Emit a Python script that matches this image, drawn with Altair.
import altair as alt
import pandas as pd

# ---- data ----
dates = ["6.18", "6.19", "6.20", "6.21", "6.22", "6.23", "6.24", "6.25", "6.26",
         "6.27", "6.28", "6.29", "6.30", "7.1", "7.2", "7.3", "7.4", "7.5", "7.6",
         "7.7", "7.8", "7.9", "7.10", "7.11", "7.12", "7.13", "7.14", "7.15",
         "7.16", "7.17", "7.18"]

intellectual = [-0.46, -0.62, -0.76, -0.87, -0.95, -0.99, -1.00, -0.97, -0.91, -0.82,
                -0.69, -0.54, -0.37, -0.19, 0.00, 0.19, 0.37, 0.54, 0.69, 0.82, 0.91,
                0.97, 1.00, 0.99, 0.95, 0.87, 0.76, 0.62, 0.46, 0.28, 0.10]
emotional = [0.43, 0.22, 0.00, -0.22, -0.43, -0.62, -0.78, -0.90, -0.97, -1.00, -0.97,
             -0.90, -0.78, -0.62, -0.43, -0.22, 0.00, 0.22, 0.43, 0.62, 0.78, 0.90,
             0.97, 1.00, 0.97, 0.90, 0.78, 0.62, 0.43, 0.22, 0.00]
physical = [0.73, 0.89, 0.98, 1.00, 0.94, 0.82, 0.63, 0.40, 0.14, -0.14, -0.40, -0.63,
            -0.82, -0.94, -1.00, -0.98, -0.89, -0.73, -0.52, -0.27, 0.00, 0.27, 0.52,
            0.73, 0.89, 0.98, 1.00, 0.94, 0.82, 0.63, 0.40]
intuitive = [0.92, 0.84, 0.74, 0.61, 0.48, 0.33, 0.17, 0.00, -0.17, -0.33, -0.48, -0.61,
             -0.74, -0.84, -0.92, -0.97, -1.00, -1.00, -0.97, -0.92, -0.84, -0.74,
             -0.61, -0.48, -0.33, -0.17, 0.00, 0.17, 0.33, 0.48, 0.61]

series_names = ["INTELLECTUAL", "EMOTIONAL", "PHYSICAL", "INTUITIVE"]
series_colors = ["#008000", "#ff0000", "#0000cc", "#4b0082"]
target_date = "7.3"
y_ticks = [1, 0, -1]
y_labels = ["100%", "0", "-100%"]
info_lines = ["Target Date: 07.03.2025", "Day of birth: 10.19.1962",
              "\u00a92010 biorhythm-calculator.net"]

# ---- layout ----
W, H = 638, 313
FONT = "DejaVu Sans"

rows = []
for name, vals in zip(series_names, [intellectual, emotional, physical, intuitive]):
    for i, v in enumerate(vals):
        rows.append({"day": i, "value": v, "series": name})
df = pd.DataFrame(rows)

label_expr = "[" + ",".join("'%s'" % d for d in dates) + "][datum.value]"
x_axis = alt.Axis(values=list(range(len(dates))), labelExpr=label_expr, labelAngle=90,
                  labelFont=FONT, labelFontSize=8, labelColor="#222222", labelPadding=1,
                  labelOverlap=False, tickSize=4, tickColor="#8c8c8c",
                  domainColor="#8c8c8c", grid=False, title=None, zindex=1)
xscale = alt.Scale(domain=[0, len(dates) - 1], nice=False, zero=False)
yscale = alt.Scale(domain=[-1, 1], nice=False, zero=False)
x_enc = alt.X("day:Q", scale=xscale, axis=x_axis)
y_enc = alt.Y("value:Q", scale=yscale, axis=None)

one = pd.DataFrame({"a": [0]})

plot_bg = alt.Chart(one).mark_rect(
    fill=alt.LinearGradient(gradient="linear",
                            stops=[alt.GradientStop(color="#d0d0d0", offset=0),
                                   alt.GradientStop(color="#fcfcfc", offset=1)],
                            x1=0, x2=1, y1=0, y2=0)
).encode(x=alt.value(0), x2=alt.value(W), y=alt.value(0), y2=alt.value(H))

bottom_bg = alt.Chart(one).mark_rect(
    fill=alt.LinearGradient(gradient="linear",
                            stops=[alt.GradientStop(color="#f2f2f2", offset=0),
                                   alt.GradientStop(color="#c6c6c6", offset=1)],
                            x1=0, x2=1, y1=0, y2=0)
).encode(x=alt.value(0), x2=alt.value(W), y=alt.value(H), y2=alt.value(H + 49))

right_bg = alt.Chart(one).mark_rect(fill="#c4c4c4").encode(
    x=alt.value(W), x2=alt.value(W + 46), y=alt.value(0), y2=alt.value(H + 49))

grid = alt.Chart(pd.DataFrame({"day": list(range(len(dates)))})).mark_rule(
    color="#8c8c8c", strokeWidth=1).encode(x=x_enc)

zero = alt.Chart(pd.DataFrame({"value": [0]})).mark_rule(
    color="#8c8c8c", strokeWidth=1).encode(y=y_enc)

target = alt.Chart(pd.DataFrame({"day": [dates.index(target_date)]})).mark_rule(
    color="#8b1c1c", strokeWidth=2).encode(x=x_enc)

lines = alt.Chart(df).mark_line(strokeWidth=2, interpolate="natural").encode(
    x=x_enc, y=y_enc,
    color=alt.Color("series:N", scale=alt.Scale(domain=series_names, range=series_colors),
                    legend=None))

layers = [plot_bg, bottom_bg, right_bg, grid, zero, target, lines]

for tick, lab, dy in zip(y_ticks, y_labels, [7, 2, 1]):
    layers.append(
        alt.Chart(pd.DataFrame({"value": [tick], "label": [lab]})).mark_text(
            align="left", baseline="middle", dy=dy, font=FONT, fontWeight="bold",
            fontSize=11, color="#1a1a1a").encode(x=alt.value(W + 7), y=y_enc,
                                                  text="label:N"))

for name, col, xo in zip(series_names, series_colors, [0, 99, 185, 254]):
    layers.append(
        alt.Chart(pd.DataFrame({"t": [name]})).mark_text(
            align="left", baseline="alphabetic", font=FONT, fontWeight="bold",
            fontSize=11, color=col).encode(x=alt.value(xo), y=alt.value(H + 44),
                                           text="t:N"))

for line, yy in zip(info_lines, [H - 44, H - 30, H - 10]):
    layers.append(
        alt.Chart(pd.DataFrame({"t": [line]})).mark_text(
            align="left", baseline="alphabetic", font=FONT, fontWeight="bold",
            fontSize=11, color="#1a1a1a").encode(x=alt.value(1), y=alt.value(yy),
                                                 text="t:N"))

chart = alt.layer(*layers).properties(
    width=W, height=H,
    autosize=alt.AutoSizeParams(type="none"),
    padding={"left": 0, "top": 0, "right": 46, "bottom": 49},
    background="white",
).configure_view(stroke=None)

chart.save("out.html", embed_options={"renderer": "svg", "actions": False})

▬▬▬

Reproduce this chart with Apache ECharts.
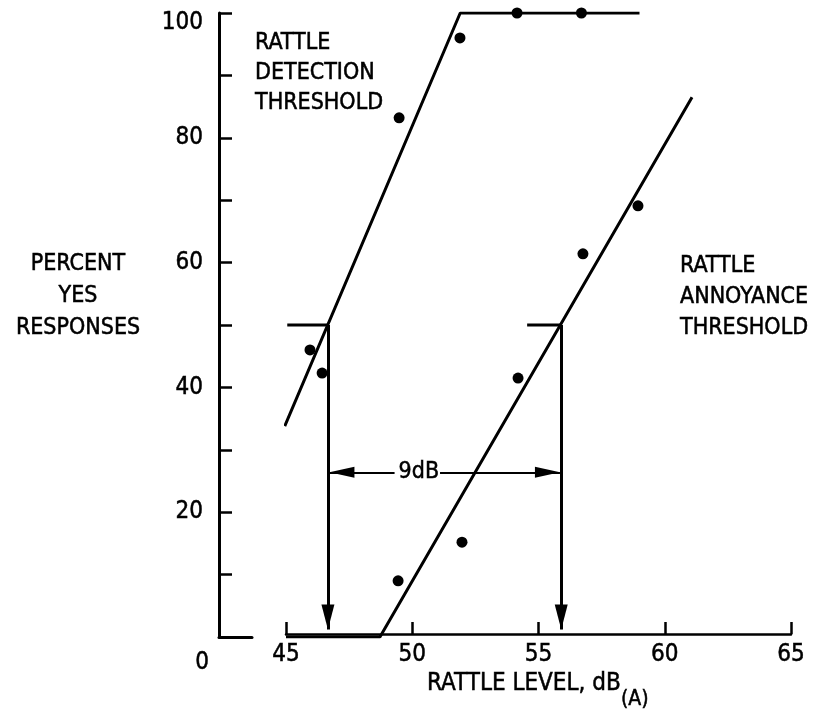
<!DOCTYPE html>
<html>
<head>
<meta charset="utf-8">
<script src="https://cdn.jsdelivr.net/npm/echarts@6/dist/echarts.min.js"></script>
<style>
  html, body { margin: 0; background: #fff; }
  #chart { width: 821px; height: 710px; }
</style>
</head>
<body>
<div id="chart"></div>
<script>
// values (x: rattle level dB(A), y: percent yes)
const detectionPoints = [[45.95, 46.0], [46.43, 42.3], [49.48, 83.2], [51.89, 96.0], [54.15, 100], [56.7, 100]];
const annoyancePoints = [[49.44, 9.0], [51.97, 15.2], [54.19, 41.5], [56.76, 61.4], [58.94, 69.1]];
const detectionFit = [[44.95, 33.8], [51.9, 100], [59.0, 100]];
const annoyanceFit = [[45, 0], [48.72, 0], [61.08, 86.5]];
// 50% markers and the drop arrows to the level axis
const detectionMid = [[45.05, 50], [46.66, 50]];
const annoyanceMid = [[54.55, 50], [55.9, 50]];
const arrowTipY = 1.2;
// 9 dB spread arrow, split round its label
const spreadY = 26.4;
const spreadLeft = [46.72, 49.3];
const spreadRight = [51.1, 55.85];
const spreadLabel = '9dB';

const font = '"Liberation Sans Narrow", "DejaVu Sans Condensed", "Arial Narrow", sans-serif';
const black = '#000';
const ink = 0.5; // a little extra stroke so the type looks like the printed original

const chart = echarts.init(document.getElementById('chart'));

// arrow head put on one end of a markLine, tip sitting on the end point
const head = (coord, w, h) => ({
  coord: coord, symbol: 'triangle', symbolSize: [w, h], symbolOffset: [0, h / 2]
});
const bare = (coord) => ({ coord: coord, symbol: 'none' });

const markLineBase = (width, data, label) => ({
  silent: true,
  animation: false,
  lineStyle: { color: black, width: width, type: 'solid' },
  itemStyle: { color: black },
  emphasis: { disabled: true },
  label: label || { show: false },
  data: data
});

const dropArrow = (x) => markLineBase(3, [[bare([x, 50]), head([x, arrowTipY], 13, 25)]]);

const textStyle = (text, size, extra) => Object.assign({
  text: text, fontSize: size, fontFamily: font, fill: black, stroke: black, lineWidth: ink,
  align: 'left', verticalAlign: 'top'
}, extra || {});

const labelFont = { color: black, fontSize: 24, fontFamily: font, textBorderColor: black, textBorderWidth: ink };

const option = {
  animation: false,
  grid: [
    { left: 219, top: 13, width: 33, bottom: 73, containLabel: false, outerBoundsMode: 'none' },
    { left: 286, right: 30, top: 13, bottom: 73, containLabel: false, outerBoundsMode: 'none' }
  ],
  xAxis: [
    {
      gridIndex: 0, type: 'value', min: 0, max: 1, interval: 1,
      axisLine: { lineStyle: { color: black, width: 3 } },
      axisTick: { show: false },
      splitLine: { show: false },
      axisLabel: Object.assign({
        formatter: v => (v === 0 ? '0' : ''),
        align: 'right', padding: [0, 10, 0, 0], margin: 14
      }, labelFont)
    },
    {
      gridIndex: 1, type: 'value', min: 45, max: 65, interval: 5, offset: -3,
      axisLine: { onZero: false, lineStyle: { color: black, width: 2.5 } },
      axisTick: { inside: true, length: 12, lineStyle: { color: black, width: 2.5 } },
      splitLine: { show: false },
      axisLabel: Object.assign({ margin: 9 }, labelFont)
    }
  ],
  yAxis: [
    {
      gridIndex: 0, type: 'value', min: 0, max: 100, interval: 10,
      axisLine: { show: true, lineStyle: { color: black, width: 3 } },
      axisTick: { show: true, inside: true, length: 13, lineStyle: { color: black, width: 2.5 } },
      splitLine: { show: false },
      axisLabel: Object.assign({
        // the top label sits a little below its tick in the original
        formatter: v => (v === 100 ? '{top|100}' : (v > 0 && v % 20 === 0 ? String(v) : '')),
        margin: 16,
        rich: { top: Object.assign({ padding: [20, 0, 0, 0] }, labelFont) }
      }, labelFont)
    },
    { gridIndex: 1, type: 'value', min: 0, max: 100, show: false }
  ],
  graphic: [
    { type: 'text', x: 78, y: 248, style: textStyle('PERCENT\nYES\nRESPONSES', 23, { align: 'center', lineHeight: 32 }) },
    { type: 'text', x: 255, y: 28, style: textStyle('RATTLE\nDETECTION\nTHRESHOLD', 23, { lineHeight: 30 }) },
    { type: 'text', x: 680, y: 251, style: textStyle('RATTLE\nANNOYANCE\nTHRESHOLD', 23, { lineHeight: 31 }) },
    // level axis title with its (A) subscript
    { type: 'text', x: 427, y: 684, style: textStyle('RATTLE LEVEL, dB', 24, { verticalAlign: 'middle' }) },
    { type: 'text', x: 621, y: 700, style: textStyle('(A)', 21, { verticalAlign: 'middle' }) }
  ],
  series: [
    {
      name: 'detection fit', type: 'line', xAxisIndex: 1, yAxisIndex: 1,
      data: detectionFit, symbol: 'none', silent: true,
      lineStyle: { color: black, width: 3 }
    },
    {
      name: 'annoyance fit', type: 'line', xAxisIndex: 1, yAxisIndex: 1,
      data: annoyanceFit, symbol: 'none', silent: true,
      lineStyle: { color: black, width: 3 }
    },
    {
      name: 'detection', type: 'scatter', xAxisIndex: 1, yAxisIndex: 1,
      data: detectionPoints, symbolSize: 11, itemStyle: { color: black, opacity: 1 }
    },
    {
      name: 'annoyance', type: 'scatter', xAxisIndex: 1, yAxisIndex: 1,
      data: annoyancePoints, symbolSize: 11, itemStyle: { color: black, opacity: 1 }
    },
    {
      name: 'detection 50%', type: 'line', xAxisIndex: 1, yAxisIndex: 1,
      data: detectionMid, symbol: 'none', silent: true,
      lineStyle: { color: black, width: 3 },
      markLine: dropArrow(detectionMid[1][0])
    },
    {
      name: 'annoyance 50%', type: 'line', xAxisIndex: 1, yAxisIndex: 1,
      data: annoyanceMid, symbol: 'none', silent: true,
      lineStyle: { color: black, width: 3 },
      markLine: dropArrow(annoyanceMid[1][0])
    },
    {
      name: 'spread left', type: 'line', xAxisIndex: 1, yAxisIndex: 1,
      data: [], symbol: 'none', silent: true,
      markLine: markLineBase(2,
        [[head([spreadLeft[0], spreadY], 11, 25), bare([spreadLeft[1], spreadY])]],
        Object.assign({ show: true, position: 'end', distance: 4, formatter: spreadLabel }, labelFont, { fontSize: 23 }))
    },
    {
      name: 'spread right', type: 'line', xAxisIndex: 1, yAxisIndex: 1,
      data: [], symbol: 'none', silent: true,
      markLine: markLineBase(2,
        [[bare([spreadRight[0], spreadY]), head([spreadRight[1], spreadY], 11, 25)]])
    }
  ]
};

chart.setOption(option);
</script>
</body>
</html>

▬▬▬

■ **Exercise objective**:
Each line that holds the word "this" is to be copied.

■ **Worked answer**:
Emit a Python script that matches this image, drawn with Altair.
Reproduce this chart with Apache ECharts.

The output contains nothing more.